During these months I tried a multitude of useless painkillers, as well as a brief course of physiotherapy, provided by the NHS. This is the tale of my first physio experience...

It was a hot and humid August morning and a rare one in that I'd woken with the pain at a barely noticeable level - typical that this should happen on a day when I was due at hospital rather than one I could take advantage of by going for a jog or something (I have never been for a jog in my life, but that's beside the point). It was as if my pain was a sentient being that fucking hated me.

I figured I'd look like a chump if I went for physiotherapy and didn't actually have any pain for them to work on, so I decided to walk to the place, hoping I'd get a twinge at least. But in true Bramish fashion I took it a bit too easy, and got a bit lost to boot, and thus had to rush to make my appointment.

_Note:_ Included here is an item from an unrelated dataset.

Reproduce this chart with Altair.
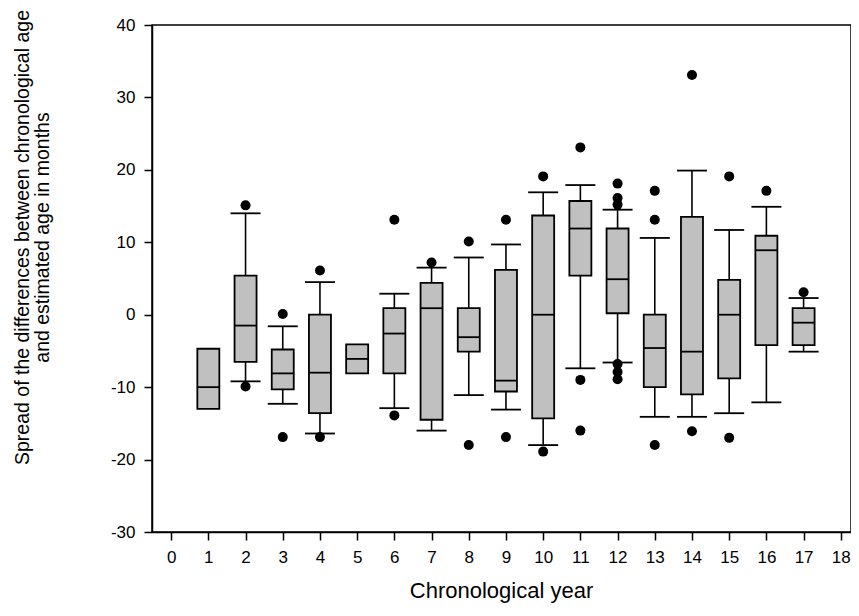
import altair as alt
import pandas as pd

# ---- data ----
years = list(range(1, 18))
whisker_low = [None, -9.2, -12.3, -16.4, None, -12.9, -16.0, -11.1, -13.1, -18.0,
               -7.4, -6.6, -14.1, -14.1, -13.6, -12.1, -5.1]
q1 = [-13.0, -6.5, -10.3, -13.6, -8.1, -8.1, -14.5, -5.1, -10.6, -14.3,
      5.4, 0.2, -10.0, -11.0, -8.8, -4.2, -4.2]
median = [-10.0, -1.5, -8.1, -8.0, -6.1, -2.6, 0.9, -3.1, -9.1, 0.0,
          11.9, 4.9, -4.6, -5.1, 0.0, 8.9, -1.1]
q3 = [-4.7, 5.4, -4.8, 0.0, -4.1, 0.9, 4.4, 0.9, 6.2, 13.7,
      15.7, 11.9, 0.0, 13.5, 4.8, 10.9, 0.9]
whisker_high = [None, 14.0, -1.6, 4.5, None, 2.9, 6.5, 7.9, 9.7, 16.9,
                17.9, 14.5, 10.6, 19.9, 11.7, 14.9, 2.3]

outlier_year = [2, 2, 3, 3, 4, 4, 6, 6, 7, 8, 8, 9, 9, 10, 10, 11, 11, 11,
                12, 12, 12, 12, 12, 12, 13, 13, 13, 14, 14, 15, 15, 16, 17]
outlier_value = [15.1, -9.9, 0.1, -16.9, 6.1, -16.9, 13.1, -13.9, 7.2, 10.1, -18.0,
                 13.1, -16.9, 19.1, -18.9, 23.1, -9.0, -16.0,
                 18.1, 16.1, 15.2, -6.8, -7.9, -8.9, 17.1, 13.1, -18.0,
                 33.1, -16.1, 19.1, -17.0, 17.1, 3.1]

x_ticks = list(range(0, 19))
y_ticks = list(range(-30, 41, 10))
x_title = "Chronological year"
y_title = ["Spread of the differences between chronological age",
           "and estimated age in months"]

# ---- tables ----
boxes = pd.DataFrame({"year": years, "q1": q1, "median": median, "q3": q3,
                      "lo": whisker_low, "hi": whisker_high})
whisk = boxes.dropna(subset=["lo", "hi"])
outl = pd.DataFrame({"year": outlier_year, "value": outlier_value})

FONT = "Liberation Sans"

x_axis = alt.Axis(values=x_ticks, labelExpr="datum.value + ''", title=x_title,
                  grid=False, titleX=349, titleY=65, titleBaseline="alphabetic",
                  titleAlign="center", labelPadding=9)
y_axis = alt.Axis(values=y_ticks, labelExpr="datum.value + ''", title=y_title,
                  grid=False, titleX=-130, titleY=212, titleBaseline="middle",
                  titleAlign="center", titleAngle=-90, titleLineHeight=20,
                  labelPadding=9)
x_scale = alt.Scale(domain=[-0.38, 18.14], nice=False, zero=False)
y_scale = alt.Scale(domain=[-30, 40], nice=False, zero=False)


def X():
    return alt.X("year:Q", scale=x_scale, axis=x_axis)


def Y(field):
    return alt.Y(f"{field}:Q", scale=y_scale, axis=y_axis)


whisker = alt.Chart(whisk).mark_rule(color="black", strokeWidth=1.6).encode(
    x=X(), y=Y("lo"), y2="hi")
cap_lo = alt.Chart(whisk).mark_rule(color="black", strokeWidth=1.8,
                                    xOffset=-15, x2Offset=15).encode(
    x=X(), x2="year", y=Y("lo"))
cap_hi = alt.Chart(whisk).mark_rule(color="black", strokeWidth=1.8,
                                    xOffset=-15, x2Offset=15).encode(
    x=X(), x2="year", y=Y("hi"))
box = alt.Chart(boxes).mark_bar(size=22, fill="#c0c0c0", stroke="black",
                                strokeWidth=1.8).encode(
    x=X(), y=Y("q1"), y2="q3")
med = alt.Chart(boxes).mark_rule(color="black", strokeWidth=1.8,
                                 xOffset=-11, x2Offset=11).encode(
    x=X(), x2="year", y=Y("median"))
pts = alt.Chart(outl).mark_circle(size=100, color="black", opacity=1).encode(
    x=X(), y=Y("value"))

chart = alt.layer(whisker, cap_lo, cap_hi, box, med, pts).properties(
    width=699, height=507,
    autosize=alt.AutoSizeParams(type="none"),
    padding={"left": 144, "top": 17, "right": 0, "bottom": 72},
).configure_view(
    stroke="black", strokeWidth=1.5
).configure_axis(
    domainColor="black", domainWidth=1.5, tickColor="black", tickWidth=1.5,
    tickSize=8, labelFont=FONT, labelFontSize=17, labelColor="black",
    titleFont=FONT, titleFontWeight="normal", titleColor="black",
).configure_axisY(
    titleFontSize=19.5,
).configure_axisX(
    titleFontSize=22,
)

chart.save("out.html", embed_options={"renderer": "svg", "actions": False})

I eventually got to the hospital and announced my arrival to the receptionist, and then had to sit in an unfeasibly hot waiting room. I'm pretty sure one of the other patients was a tropical lizard of some description, although it may just have been an scaly old lady. Within five minutes, the heat, combined with the effort of rushing to get there, and the fact that I fear waiting rooms in general, had given me a big-time all over body sweat. I had no time at all to acclimatise before I was called in to meet my physio, who transpired to be a ludicrously attractive young student. She ushered me into her torture chamber and began questioning me. I'm sweating like a swine and my general nervousness in hospitals isn't helping. Then she invites me to change into my gym clothes. Gym clothes?! Nobody mentioned this to me! Horror of horrors I'm asked to just undress to my pants like a forgetful schoolboy in PE class and I'm left standing there in all my sweaty, flabby glory in nought but pants and brown socks. BROWN SOCKS!

The next step in my horrific trial was to lie down on one of those tissue covered benches as she prodded and massaged me. As I imagine the horror she must be experiencing with each touch of my slimy body, I sweat more, and pretty soon the tissue is disintegrating in parts. I have to turn over, bits of paper sticking to me, the sweat and embarrassment rising until finally my ordeal is over.

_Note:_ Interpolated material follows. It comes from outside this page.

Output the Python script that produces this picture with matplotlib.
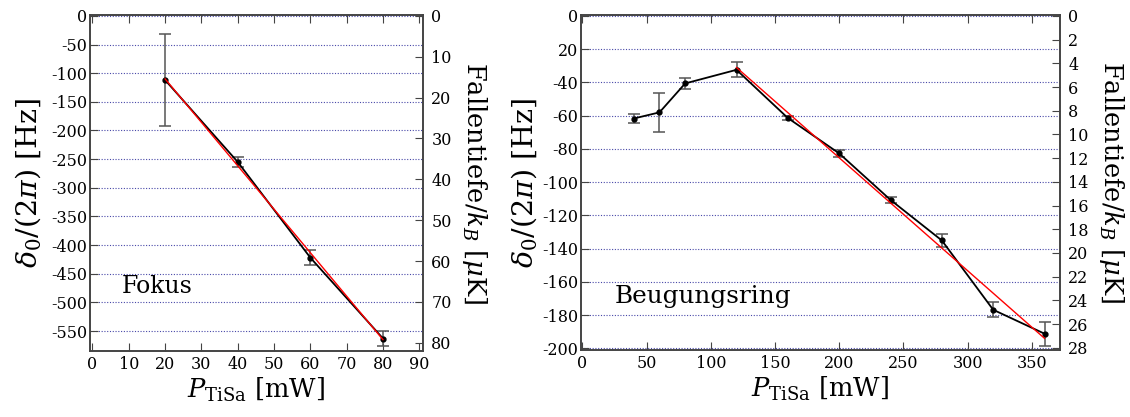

But no, she makes me sit, dripping and semi-naked as she explains the exercises I should then do at home. And to top it off, when dressed I had to sit in the waiting room again to make another appointment. I couldn't even make a quick getaway as the session had brought the pain back to its usual levels, so I had to hobble out pathetically, and I think I may have even shed a single solitary tear, although that may have just been my eyeball perspiring.